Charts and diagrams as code
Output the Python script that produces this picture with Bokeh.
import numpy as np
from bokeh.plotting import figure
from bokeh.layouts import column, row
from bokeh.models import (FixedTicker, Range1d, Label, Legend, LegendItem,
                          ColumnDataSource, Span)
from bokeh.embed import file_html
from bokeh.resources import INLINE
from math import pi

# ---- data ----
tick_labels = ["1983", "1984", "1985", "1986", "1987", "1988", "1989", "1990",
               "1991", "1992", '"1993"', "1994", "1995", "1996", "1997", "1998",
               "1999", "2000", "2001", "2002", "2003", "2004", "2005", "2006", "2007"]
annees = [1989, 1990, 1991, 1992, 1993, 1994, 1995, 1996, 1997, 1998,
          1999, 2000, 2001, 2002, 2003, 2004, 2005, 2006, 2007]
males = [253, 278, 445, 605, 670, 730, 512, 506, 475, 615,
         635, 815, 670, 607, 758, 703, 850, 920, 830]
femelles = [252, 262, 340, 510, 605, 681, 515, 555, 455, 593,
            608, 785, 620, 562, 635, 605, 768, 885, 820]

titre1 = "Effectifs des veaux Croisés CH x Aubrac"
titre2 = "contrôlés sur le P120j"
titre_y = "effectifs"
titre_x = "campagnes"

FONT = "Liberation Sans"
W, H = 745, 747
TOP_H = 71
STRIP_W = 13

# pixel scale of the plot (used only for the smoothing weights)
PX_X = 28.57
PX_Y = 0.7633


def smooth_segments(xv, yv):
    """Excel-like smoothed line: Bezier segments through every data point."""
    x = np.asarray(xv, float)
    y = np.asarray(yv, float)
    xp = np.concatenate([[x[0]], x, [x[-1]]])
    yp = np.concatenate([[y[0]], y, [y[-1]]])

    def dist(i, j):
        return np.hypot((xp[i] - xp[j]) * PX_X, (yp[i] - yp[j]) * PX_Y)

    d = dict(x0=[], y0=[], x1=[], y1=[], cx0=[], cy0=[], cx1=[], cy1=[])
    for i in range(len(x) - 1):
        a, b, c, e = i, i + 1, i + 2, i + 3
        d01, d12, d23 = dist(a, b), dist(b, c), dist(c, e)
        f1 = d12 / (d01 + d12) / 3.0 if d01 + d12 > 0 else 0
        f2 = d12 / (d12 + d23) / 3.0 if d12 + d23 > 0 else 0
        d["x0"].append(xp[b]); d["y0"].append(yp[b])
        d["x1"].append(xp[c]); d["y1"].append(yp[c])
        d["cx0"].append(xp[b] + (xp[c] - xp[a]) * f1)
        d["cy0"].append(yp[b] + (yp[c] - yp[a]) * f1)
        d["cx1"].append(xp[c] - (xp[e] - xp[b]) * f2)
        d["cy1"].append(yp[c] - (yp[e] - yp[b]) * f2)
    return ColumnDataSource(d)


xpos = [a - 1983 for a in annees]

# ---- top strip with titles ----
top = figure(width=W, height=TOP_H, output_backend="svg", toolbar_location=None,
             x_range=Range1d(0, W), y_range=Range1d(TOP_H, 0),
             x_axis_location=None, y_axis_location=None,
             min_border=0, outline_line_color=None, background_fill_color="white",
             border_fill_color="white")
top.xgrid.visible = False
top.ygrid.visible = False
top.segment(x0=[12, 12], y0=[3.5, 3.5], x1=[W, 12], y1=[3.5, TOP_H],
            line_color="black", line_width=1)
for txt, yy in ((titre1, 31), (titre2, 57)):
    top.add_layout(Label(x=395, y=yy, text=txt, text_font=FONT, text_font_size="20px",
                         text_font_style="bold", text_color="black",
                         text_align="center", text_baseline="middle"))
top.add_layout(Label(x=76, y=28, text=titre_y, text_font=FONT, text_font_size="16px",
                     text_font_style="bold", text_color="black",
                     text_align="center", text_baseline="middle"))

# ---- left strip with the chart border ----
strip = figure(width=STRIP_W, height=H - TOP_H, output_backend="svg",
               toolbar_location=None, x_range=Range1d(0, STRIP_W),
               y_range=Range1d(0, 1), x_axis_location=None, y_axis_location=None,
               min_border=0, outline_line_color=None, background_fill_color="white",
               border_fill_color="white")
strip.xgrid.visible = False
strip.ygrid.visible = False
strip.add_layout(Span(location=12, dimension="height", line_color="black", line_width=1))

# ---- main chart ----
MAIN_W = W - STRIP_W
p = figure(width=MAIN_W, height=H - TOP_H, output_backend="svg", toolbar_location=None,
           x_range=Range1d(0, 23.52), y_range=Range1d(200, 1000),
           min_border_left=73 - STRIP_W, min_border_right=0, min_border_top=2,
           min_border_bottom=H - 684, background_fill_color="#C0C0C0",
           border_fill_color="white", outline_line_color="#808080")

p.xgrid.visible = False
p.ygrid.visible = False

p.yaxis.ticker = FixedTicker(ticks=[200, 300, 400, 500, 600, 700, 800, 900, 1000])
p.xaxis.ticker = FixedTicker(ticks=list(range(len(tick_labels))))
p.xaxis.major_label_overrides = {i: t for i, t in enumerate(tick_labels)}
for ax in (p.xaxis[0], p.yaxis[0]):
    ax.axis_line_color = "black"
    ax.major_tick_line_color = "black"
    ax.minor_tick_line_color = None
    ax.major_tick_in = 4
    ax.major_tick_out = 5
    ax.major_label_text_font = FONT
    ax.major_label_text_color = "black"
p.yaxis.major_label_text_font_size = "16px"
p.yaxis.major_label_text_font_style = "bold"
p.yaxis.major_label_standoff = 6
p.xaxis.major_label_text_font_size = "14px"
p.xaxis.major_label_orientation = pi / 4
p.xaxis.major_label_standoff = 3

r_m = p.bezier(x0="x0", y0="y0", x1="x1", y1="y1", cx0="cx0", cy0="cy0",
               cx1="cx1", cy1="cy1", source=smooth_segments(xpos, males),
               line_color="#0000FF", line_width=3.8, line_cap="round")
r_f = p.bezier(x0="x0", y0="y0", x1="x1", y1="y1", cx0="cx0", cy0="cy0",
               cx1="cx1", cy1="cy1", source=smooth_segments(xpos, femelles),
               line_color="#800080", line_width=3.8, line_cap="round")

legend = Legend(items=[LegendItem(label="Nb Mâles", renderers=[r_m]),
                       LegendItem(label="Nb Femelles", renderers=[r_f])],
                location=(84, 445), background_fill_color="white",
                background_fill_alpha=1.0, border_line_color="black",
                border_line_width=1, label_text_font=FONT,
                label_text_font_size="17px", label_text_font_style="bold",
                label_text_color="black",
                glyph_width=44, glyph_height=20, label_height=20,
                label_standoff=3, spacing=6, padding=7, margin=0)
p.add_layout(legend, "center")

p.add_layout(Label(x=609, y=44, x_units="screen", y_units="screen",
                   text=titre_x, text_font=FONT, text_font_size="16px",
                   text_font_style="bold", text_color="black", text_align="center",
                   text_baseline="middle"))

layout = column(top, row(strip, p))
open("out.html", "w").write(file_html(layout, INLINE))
* * *
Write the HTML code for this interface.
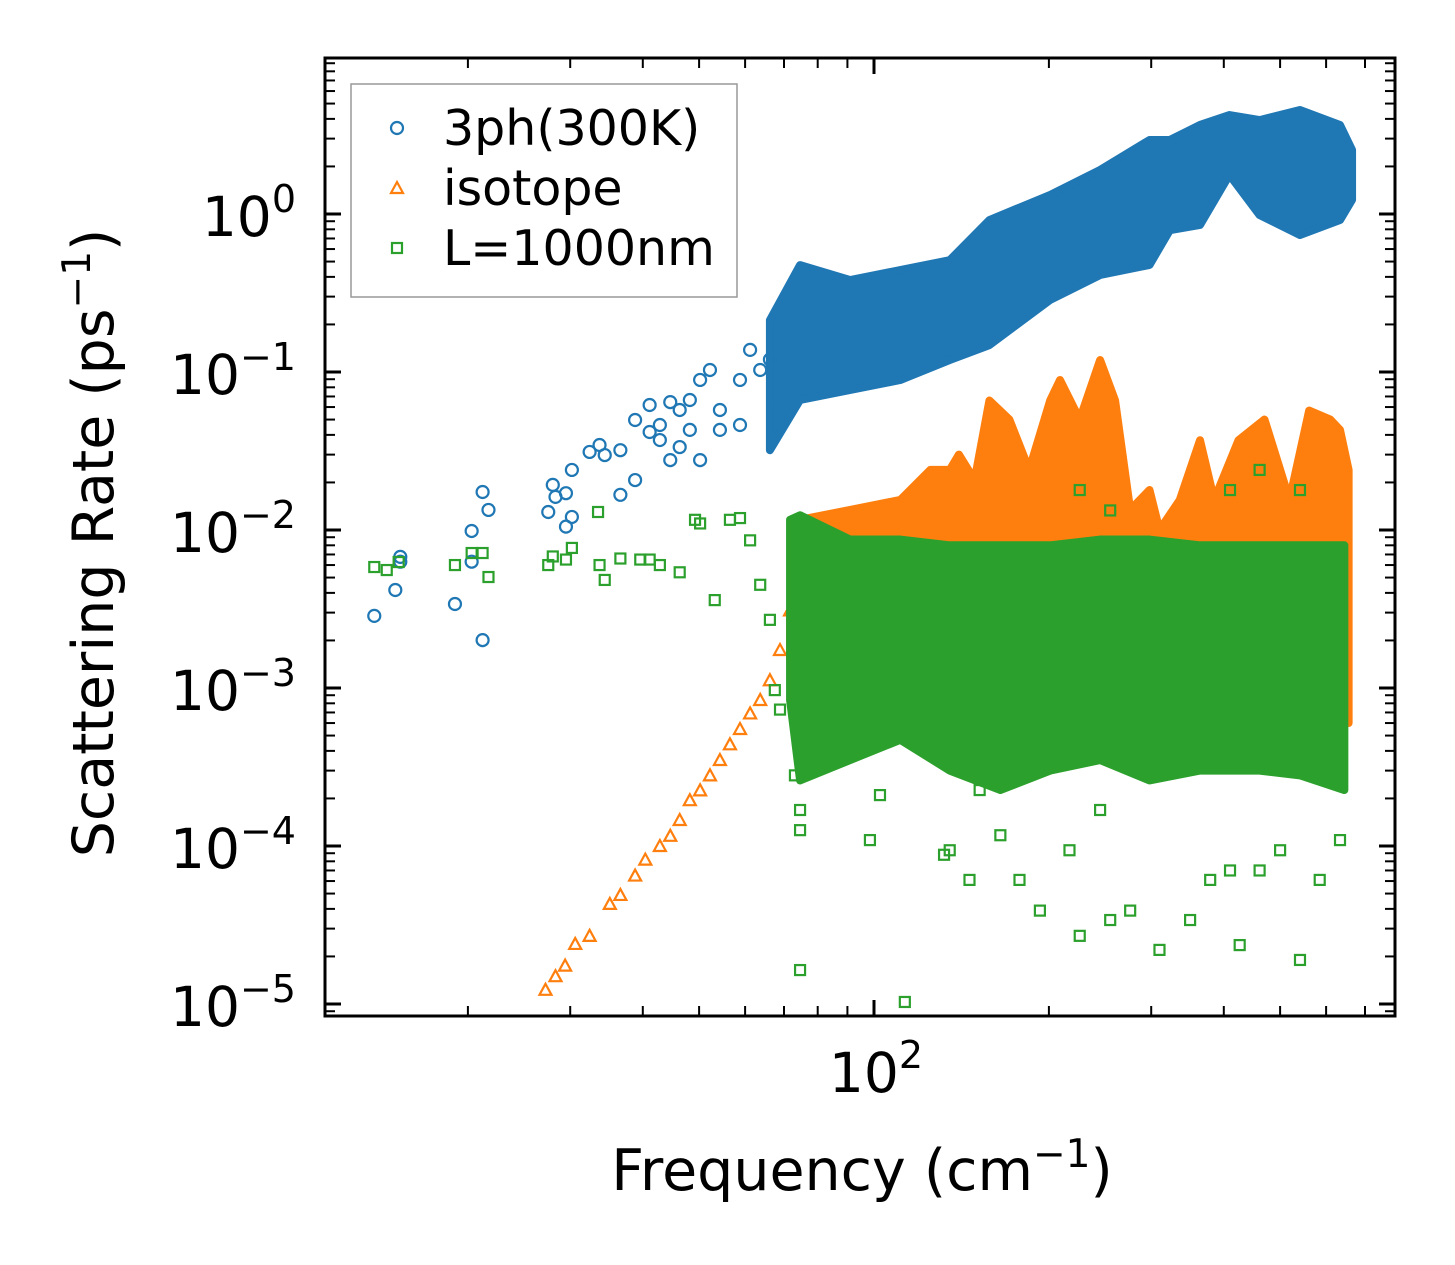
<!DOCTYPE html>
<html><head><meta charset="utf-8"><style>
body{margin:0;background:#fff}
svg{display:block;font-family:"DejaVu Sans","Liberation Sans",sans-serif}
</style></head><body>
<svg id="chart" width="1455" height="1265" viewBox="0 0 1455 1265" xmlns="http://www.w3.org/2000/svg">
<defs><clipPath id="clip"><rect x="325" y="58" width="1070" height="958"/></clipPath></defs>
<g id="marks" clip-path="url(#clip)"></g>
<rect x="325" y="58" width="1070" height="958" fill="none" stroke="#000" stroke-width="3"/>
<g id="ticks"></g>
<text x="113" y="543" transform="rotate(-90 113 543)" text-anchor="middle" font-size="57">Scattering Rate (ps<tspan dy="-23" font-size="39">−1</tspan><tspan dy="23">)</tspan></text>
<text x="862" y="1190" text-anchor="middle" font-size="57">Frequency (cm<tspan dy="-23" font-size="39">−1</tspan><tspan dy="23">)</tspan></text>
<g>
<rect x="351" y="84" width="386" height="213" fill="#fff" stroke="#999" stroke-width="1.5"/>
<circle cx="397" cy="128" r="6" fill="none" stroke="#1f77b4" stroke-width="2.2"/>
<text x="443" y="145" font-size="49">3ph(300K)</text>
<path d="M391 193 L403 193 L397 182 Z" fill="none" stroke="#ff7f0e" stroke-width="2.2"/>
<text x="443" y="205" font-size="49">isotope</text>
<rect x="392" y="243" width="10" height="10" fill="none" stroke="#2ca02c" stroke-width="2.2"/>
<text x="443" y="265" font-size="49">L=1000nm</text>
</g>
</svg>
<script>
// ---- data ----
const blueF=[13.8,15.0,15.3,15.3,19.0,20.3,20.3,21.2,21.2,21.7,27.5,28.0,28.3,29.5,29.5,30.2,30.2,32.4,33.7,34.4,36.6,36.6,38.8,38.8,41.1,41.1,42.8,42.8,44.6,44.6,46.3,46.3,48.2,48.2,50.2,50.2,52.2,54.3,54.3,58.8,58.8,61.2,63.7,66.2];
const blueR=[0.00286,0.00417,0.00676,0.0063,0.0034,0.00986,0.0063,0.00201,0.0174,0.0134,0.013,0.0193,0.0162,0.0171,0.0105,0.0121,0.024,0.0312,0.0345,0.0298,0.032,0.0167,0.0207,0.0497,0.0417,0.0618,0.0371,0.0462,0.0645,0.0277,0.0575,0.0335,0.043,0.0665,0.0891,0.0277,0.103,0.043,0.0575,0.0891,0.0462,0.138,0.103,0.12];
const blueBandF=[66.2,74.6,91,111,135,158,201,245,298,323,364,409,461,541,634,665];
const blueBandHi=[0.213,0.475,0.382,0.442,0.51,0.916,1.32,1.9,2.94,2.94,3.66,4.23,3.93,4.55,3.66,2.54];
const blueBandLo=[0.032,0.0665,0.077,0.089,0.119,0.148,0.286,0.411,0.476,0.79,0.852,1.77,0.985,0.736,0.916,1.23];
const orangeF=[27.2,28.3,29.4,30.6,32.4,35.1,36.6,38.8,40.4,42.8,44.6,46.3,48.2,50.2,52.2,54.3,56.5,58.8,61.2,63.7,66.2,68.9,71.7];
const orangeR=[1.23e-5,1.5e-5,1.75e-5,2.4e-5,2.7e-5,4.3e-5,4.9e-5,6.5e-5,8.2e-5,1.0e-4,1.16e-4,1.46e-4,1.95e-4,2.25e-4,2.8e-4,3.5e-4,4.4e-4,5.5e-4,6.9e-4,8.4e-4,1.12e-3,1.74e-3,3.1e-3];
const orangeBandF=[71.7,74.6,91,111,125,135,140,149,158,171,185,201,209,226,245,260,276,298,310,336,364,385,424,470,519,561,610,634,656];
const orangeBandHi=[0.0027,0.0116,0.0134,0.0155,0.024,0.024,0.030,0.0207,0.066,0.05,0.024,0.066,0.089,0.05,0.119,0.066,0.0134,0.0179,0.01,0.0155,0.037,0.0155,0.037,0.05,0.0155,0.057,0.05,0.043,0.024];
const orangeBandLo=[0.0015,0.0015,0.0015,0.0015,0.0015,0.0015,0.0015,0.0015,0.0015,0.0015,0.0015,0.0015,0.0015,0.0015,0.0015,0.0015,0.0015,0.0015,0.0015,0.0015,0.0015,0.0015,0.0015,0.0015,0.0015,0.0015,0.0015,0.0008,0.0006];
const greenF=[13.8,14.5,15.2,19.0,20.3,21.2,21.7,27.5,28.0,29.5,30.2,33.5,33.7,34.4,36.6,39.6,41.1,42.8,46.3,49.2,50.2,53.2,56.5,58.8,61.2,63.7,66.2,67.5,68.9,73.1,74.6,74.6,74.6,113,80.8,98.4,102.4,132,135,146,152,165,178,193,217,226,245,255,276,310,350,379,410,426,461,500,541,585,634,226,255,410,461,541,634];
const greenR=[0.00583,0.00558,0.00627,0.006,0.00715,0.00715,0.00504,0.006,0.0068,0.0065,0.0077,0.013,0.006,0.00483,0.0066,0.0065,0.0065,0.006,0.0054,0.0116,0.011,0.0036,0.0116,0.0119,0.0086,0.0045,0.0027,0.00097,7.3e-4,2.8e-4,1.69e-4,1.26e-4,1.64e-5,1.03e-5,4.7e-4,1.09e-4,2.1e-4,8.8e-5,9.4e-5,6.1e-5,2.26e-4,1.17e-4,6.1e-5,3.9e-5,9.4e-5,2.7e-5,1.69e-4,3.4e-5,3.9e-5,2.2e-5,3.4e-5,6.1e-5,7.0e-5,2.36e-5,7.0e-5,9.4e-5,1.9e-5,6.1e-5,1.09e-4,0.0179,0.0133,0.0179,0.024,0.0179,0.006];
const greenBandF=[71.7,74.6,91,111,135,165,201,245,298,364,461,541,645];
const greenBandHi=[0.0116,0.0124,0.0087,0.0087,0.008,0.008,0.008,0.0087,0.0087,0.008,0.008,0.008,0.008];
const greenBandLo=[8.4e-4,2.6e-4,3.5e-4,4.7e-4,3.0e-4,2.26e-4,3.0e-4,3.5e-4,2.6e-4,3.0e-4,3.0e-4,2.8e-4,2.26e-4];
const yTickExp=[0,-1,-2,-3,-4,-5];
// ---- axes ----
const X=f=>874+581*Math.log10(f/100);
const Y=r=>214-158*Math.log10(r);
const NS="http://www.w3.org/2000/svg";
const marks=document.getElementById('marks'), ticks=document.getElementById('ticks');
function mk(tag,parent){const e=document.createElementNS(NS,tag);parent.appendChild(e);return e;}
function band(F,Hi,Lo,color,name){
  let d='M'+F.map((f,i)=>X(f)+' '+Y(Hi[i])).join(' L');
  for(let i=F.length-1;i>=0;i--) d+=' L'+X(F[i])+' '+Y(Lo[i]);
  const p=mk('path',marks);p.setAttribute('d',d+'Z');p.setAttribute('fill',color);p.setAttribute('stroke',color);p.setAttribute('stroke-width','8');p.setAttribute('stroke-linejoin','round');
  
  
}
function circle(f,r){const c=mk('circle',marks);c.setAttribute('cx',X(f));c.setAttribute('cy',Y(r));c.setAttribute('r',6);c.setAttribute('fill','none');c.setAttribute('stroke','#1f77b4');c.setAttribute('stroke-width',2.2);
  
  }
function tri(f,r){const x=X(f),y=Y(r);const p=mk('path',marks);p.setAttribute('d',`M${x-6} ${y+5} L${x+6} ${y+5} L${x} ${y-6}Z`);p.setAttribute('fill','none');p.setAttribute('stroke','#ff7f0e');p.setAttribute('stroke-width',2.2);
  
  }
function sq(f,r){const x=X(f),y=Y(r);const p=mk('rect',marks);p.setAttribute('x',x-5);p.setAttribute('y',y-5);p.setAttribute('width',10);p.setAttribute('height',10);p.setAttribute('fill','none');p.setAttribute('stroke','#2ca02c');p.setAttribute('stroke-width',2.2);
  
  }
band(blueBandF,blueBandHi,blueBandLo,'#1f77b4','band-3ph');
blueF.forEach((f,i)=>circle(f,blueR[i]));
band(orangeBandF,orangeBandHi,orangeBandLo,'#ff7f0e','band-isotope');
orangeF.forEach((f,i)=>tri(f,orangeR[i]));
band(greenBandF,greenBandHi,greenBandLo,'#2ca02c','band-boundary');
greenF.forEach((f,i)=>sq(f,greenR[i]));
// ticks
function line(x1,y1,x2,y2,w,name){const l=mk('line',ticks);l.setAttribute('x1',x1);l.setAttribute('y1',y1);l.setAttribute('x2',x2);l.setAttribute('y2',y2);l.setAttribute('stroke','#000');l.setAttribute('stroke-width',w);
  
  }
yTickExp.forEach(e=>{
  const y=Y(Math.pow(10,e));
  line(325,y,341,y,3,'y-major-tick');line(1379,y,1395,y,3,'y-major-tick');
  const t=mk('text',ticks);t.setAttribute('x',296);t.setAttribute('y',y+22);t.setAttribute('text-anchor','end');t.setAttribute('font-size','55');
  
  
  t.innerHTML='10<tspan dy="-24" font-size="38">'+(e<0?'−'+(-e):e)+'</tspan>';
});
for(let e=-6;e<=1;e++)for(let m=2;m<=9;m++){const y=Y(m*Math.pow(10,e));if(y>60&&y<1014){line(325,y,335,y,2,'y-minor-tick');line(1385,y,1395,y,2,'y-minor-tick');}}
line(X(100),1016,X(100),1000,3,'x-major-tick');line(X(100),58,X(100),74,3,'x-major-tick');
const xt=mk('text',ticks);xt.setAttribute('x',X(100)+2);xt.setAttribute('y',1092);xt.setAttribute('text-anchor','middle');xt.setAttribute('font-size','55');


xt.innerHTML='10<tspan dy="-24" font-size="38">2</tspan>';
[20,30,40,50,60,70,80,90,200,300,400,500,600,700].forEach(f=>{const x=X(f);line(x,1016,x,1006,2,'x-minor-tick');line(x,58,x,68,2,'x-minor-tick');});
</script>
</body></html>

*Set task*: Return a copy of every line that includes the word "this".

*Response to the exercise*:
Output the Python script that produces this picture with Bokeh.
Write the HTML code for this interface.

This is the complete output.